Set exercise = Which lines of the records contain "this"? Collect every one of them.

Listed entries =
[Start]
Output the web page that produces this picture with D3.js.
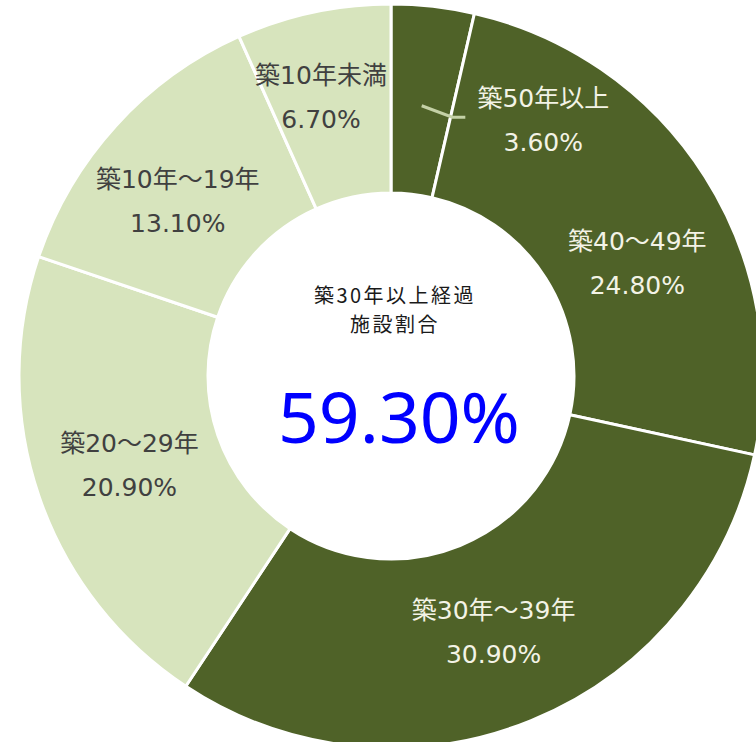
[End]
[Start]
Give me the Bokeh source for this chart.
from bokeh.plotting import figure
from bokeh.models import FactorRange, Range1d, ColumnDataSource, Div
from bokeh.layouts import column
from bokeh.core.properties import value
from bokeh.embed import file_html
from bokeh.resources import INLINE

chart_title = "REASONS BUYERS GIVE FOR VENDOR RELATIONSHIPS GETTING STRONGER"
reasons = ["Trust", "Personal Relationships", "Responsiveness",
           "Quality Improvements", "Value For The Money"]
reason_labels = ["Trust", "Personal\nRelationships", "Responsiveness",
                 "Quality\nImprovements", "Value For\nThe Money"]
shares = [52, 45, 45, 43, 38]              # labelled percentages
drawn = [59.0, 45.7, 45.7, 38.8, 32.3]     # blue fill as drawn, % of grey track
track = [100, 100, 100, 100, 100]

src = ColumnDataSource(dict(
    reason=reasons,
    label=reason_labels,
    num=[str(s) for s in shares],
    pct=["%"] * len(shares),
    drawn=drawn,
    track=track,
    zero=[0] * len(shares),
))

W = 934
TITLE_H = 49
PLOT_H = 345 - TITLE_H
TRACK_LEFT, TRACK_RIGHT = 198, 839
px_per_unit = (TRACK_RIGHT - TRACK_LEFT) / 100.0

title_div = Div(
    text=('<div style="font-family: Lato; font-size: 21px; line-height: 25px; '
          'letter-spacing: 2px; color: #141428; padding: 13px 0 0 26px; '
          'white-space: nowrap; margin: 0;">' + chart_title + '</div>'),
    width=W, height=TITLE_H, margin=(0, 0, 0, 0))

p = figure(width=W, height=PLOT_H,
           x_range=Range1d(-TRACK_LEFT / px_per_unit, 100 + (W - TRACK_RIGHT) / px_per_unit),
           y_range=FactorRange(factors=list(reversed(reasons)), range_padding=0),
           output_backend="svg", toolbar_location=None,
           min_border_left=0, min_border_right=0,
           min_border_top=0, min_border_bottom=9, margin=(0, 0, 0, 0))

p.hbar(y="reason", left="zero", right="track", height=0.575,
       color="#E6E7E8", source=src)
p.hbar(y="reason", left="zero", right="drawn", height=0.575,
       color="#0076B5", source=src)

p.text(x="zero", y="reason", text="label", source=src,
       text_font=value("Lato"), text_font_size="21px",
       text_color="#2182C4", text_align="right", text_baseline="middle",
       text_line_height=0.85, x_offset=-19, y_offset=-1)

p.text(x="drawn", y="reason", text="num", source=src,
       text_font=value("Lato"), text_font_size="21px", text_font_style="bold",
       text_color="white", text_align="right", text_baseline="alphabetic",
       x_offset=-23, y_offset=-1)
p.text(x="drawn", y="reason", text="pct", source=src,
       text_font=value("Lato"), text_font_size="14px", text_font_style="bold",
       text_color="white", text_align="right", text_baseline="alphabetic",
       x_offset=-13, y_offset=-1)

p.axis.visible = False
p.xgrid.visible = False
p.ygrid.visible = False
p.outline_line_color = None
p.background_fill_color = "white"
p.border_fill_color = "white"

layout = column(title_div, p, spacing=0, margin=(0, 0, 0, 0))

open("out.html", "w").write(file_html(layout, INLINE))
[End]
[Start]
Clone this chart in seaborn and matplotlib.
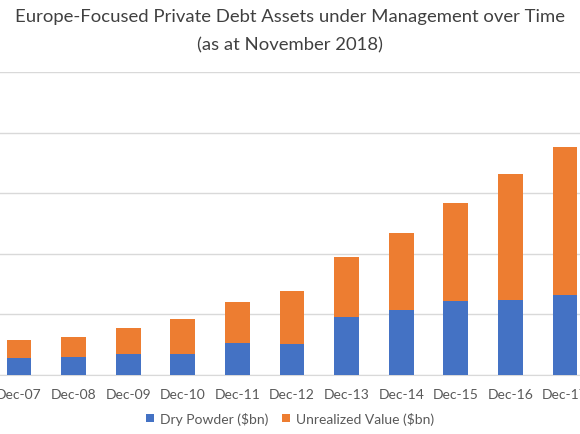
[End]
Worked solution =
Output the web page that produces this picture with D3.js.
Give me the Bokeh source for this chart.
Clone this chart in seaborn and matplotlib.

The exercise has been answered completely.